Dataset records
________________

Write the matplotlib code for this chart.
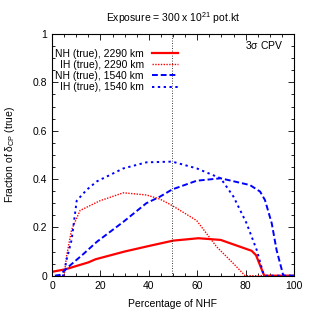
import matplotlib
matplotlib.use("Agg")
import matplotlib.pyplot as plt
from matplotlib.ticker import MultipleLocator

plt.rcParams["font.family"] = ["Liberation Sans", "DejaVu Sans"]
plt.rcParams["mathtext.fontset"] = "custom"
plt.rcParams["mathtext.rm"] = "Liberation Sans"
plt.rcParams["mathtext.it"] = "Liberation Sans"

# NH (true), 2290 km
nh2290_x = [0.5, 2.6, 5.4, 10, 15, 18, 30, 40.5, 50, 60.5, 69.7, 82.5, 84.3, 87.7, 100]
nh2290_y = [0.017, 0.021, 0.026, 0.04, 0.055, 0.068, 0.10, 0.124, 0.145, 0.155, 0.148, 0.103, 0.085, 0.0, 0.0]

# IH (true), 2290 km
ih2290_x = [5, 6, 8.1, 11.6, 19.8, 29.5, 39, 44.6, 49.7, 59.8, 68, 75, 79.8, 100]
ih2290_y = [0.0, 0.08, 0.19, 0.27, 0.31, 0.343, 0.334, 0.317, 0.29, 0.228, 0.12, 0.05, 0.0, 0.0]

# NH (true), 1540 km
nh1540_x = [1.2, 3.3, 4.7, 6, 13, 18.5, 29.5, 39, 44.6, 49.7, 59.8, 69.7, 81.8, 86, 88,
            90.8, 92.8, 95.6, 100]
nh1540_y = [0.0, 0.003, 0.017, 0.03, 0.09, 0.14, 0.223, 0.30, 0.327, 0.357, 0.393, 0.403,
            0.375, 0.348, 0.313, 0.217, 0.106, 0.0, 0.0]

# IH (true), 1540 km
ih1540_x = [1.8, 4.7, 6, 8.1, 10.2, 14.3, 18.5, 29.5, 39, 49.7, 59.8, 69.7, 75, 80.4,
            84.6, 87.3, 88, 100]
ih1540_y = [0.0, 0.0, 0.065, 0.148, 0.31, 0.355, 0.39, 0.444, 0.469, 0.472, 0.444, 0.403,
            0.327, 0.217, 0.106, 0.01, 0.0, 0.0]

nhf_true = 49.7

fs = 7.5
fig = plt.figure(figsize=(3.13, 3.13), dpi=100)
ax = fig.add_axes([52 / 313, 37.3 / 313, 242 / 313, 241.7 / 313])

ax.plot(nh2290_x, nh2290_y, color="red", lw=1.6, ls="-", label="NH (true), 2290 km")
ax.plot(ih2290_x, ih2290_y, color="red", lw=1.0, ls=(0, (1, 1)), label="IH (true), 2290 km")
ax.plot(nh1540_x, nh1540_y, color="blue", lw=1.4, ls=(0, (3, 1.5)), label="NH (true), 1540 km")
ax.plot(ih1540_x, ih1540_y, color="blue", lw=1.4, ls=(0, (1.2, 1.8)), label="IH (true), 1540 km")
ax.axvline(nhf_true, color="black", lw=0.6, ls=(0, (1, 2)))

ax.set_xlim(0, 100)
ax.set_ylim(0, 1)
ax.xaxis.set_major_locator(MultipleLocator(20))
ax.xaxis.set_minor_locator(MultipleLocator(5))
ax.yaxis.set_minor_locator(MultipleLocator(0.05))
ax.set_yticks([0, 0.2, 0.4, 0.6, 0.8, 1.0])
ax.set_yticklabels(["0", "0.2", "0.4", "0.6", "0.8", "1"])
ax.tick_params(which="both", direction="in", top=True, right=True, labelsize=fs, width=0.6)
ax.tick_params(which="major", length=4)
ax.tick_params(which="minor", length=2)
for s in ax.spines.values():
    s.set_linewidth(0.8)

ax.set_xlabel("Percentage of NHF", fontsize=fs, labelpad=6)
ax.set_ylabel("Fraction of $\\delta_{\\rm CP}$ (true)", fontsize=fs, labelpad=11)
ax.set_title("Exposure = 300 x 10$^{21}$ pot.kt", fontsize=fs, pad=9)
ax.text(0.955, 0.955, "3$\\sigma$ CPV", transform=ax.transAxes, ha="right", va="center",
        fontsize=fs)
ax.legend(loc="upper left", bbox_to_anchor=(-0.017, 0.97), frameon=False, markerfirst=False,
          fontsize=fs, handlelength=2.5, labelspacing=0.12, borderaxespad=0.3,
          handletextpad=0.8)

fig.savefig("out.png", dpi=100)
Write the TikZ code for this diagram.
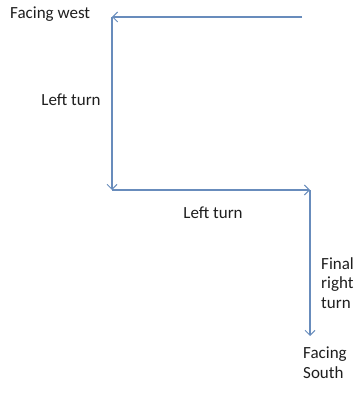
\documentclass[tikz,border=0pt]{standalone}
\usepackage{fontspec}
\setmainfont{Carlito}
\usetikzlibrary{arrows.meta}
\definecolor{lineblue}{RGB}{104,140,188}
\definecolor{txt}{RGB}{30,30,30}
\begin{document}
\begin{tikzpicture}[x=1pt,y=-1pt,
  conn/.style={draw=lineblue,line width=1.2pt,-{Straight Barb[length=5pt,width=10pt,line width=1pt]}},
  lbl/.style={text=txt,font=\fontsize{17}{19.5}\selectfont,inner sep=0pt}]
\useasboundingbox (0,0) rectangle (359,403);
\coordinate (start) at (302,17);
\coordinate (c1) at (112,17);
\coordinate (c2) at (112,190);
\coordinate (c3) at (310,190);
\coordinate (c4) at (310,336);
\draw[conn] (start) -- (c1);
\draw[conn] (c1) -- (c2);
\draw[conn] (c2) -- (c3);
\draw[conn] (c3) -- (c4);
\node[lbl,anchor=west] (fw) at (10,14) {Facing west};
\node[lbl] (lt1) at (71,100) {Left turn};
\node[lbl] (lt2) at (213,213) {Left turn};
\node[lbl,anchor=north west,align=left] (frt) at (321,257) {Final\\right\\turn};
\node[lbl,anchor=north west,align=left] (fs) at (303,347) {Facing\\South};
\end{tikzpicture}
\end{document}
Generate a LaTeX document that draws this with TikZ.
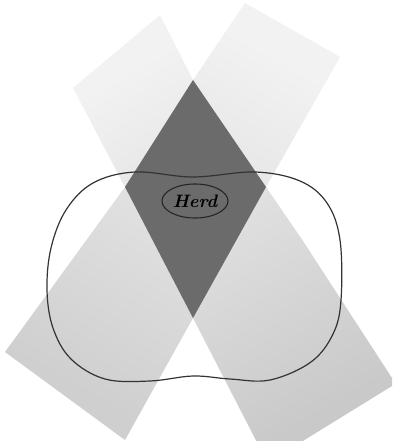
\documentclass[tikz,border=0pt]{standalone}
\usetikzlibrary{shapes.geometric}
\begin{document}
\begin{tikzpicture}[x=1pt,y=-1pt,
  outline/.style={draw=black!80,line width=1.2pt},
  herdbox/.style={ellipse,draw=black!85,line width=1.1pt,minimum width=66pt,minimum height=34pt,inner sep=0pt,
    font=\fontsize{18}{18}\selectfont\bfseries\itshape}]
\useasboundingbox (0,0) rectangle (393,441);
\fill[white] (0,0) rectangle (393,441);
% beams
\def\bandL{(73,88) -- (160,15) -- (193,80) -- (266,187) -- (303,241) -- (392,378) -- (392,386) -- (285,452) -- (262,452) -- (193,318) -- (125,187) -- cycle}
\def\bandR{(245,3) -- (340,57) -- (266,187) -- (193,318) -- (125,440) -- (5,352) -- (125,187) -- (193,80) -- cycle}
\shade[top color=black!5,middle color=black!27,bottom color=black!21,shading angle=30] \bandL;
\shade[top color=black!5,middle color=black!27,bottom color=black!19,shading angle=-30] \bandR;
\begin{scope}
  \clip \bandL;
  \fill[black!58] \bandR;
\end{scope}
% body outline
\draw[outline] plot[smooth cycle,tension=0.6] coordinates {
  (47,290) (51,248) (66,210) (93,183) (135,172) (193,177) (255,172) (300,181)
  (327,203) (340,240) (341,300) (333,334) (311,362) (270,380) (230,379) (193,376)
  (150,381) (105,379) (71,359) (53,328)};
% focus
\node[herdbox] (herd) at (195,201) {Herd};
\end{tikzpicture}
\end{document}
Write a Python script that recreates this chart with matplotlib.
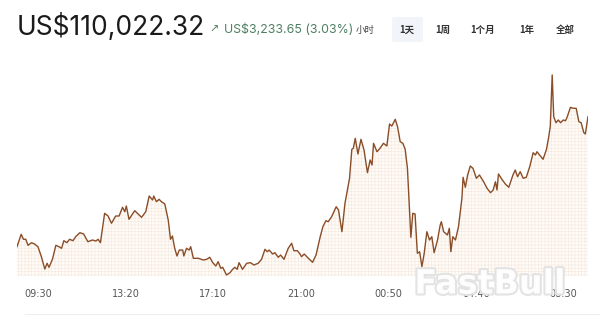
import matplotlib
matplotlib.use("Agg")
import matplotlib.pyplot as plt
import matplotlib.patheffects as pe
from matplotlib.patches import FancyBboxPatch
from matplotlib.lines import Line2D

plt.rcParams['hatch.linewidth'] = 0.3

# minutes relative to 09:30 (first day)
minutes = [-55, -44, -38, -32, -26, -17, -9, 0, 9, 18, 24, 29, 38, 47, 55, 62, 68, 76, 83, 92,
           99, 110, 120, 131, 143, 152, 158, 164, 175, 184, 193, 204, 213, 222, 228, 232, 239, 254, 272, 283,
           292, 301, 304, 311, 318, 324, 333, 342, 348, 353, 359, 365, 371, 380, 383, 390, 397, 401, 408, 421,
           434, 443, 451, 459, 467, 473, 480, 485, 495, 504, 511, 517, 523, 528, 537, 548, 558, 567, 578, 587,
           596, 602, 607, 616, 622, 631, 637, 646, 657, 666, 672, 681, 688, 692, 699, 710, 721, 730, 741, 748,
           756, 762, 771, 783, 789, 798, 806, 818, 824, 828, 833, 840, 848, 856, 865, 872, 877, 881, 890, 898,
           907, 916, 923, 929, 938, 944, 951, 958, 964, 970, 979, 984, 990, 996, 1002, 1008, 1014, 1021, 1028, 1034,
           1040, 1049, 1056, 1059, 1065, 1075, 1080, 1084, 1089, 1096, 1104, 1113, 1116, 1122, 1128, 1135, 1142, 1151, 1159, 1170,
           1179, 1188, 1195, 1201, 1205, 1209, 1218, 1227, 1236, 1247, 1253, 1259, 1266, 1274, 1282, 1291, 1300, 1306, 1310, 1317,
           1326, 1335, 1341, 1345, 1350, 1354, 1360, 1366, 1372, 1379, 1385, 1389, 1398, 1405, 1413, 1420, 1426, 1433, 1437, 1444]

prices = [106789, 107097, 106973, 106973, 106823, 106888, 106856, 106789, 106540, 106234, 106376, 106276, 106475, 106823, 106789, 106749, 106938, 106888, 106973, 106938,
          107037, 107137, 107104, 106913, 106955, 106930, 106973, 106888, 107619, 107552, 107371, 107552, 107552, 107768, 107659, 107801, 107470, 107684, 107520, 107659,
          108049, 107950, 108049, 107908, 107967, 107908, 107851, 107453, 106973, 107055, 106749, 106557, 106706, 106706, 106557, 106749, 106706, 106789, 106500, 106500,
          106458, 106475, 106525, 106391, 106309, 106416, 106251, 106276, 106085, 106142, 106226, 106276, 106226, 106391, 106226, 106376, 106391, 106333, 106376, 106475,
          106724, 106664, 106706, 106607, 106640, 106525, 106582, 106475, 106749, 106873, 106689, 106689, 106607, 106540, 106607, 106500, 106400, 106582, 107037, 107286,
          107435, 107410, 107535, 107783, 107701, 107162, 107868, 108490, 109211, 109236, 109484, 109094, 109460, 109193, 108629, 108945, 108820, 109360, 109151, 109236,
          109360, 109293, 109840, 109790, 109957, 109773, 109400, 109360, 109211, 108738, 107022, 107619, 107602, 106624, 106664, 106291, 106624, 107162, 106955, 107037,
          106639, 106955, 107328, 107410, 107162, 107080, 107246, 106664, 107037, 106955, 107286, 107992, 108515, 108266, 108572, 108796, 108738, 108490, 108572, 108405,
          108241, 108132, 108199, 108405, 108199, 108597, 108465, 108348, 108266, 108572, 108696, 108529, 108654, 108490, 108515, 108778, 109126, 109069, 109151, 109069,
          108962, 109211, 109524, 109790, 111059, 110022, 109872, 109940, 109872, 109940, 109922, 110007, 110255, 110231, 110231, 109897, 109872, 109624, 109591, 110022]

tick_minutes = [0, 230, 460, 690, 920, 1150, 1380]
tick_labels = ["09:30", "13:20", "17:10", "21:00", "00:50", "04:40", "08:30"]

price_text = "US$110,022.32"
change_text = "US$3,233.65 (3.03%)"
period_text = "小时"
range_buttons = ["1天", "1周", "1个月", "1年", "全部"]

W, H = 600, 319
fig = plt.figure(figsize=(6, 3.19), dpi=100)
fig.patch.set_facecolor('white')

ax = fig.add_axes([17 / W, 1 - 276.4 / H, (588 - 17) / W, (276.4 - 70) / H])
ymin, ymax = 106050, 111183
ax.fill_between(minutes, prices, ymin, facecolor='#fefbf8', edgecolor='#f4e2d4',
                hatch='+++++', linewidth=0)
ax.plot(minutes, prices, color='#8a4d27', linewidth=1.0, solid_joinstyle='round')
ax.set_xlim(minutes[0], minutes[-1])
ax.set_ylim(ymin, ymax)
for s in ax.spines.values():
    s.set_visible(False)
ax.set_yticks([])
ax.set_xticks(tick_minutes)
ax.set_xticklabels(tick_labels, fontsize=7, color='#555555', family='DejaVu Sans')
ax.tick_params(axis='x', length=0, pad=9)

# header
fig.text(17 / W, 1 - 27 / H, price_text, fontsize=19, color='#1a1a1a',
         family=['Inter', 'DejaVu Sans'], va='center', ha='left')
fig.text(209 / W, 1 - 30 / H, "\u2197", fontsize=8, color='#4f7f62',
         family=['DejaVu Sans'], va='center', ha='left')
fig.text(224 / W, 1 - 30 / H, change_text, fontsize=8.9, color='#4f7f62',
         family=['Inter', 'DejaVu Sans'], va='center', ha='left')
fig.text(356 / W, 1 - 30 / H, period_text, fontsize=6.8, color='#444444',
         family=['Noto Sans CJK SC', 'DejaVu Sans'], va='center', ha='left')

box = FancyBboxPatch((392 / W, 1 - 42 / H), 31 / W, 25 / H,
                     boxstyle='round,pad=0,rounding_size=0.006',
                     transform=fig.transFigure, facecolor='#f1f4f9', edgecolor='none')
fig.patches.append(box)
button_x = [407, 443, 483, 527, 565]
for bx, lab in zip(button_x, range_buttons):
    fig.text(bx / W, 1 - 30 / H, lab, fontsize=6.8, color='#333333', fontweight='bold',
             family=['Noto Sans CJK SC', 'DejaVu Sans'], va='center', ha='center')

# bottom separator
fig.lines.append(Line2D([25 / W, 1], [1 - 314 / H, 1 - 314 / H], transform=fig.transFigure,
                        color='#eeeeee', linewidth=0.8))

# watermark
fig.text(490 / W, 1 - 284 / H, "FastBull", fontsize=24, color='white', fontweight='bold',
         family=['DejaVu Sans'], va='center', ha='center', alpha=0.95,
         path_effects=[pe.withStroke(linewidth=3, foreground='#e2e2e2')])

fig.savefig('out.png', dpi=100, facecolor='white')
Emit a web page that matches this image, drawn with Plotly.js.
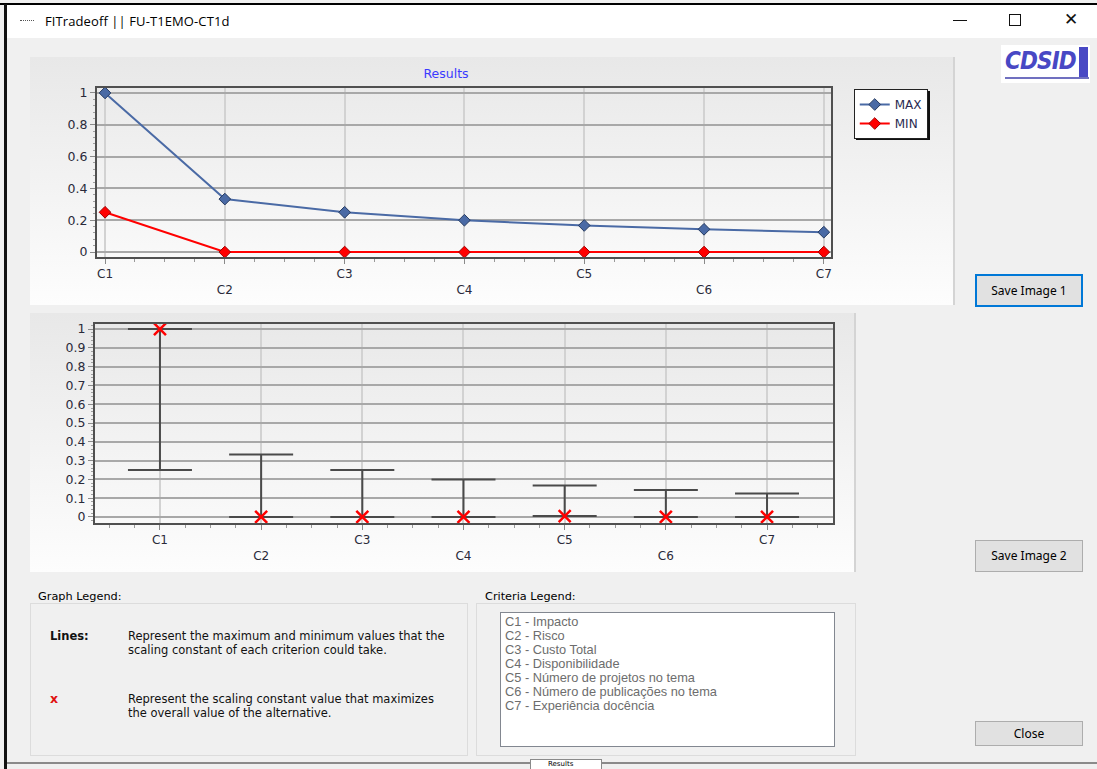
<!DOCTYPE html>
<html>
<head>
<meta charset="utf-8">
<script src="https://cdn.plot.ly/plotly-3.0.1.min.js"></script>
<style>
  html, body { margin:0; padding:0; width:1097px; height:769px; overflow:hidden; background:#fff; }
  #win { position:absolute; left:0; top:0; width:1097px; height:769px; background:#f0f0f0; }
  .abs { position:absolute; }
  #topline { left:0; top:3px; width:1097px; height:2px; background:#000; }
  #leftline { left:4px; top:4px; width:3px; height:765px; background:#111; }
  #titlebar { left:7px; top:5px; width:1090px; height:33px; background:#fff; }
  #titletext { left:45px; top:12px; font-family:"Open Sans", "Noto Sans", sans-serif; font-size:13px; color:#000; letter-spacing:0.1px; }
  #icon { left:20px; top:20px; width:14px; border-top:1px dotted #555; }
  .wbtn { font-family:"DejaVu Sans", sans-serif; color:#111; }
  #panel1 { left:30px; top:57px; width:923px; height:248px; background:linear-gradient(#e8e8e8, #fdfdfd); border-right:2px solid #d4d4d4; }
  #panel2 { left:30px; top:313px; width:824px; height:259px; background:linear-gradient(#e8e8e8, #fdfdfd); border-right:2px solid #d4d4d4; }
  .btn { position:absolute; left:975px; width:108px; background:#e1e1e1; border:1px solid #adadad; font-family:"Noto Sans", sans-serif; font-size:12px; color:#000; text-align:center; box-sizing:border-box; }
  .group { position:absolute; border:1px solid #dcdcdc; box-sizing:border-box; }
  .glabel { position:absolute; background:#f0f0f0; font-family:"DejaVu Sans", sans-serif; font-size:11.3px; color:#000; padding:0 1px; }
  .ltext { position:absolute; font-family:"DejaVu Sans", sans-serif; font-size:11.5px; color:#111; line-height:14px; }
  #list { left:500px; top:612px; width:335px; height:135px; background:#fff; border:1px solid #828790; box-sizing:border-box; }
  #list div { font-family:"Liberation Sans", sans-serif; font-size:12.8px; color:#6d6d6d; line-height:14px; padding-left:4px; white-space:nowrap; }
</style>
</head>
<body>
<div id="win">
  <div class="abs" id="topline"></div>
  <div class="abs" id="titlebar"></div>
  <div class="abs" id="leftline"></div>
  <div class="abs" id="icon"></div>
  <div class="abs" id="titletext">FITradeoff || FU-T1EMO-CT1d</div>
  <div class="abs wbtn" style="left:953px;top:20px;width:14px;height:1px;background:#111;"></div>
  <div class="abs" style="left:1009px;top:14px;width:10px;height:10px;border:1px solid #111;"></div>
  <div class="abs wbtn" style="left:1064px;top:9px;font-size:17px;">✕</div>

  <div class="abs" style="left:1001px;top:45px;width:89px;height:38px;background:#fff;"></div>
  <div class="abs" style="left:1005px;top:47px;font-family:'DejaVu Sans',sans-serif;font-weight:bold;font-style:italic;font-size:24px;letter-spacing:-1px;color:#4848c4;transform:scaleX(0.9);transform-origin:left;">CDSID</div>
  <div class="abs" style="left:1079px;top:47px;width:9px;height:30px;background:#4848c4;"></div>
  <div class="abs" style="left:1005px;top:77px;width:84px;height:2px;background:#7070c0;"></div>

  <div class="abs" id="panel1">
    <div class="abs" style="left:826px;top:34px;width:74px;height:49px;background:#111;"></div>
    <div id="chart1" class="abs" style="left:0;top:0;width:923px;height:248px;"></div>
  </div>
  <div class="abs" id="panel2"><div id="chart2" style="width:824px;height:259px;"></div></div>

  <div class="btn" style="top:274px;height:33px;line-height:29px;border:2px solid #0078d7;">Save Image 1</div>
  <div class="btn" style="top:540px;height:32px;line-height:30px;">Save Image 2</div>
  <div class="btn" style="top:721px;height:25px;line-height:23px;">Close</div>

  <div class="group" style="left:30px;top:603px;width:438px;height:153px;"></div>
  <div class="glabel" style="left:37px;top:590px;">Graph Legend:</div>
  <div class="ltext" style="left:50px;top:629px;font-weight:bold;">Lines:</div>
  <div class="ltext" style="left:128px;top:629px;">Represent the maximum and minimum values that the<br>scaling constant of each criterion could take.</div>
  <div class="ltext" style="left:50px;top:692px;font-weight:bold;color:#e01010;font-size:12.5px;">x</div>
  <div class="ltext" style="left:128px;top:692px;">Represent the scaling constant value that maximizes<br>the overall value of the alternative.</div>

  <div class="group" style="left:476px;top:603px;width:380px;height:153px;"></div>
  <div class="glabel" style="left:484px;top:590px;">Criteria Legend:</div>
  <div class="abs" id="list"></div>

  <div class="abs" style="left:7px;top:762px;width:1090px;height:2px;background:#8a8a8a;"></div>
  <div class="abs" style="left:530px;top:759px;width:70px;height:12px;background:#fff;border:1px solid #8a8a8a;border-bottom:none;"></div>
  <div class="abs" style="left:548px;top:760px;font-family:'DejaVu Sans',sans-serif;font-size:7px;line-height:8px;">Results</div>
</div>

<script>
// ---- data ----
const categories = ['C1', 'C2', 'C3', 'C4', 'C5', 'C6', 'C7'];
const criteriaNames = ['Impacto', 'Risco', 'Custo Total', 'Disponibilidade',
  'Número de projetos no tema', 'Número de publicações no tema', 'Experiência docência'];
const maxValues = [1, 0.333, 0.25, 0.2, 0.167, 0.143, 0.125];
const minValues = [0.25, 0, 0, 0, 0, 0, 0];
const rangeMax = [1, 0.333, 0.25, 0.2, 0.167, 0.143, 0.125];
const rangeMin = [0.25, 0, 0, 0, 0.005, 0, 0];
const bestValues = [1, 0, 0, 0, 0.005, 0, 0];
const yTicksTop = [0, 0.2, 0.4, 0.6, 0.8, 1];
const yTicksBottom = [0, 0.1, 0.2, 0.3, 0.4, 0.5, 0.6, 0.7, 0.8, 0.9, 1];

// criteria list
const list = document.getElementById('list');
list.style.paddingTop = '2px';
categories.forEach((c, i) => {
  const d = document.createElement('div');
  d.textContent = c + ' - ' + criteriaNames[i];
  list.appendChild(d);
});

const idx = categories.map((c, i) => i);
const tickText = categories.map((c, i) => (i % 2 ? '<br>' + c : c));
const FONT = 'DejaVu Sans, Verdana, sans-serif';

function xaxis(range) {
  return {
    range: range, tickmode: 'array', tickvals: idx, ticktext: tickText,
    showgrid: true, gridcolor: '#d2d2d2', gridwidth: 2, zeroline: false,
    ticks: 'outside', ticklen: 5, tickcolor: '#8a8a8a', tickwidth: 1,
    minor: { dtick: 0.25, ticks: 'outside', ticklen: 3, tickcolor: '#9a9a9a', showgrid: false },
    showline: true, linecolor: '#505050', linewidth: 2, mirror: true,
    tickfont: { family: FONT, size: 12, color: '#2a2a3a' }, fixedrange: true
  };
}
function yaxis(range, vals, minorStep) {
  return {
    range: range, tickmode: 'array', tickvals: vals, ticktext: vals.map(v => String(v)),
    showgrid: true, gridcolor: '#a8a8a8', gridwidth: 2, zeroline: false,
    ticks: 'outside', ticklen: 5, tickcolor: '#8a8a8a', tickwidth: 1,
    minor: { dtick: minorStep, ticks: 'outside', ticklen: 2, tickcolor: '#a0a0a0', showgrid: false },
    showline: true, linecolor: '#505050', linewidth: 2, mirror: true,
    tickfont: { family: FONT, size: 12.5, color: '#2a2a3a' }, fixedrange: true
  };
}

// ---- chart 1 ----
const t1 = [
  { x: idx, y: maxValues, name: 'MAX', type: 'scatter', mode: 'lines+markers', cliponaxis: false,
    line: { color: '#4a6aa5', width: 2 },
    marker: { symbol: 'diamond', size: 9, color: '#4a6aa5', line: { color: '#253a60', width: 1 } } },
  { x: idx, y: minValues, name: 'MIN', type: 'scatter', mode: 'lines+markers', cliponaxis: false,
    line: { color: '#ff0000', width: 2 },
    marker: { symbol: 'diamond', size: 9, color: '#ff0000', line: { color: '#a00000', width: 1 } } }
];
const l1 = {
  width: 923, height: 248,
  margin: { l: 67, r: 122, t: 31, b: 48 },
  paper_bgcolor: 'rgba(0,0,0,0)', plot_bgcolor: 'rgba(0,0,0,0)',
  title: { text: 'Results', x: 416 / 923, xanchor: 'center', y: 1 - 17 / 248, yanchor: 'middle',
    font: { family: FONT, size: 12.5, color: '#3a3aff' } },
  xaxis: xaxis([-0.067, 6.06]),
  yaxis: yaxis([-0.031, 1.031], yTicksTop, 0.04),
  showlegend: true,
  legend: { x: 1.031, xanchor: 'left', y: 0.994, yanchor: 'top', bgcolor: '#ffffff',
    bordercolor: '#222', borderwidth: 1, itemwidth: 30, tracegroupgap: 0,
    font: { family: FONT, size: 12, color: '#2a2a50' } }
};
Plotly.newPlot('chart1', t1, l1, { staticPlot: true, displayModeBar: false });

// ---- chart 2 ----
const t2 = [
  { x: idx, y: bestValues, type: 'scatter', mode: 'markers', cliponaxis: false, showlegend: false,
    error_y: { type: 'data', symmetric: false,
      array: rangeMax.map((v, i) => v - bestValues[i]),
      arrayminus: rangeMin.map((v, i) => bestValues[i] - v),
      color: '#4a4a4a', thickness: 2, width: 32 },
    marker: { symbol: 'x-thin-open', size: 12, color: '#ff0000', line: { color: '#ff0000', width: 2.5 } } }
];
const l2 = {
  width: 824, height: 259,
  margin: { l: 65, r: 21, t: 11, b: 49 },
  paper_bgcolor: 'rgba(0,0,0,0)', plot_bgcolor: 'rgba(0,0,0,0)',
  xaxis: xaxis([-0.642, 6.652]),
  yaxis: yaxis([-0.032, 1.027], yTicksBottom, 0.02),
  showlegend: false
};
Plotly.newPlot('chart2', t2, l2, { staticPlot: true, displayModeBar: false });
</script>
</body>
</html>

________________

Goal:
Write down every line of the data above that includes the string "matplotlib".

Worked answer:
Write the matplotlib code for this chart.
import matplotlib
matplotlib.use("Agg")
import matplotlib.pyplot as plt
from matplotlib.ticker import MultipleLocator
Write a Python script that recreates this chart with matplotlib.
import matplotlib
matplotlib.use("Agg")
import matplotlib.pyplot as plt
import matplotlib.patheffects as pe
from matplotlib.patches import FancyBboxPatch
from matplotlib.lines import Line2D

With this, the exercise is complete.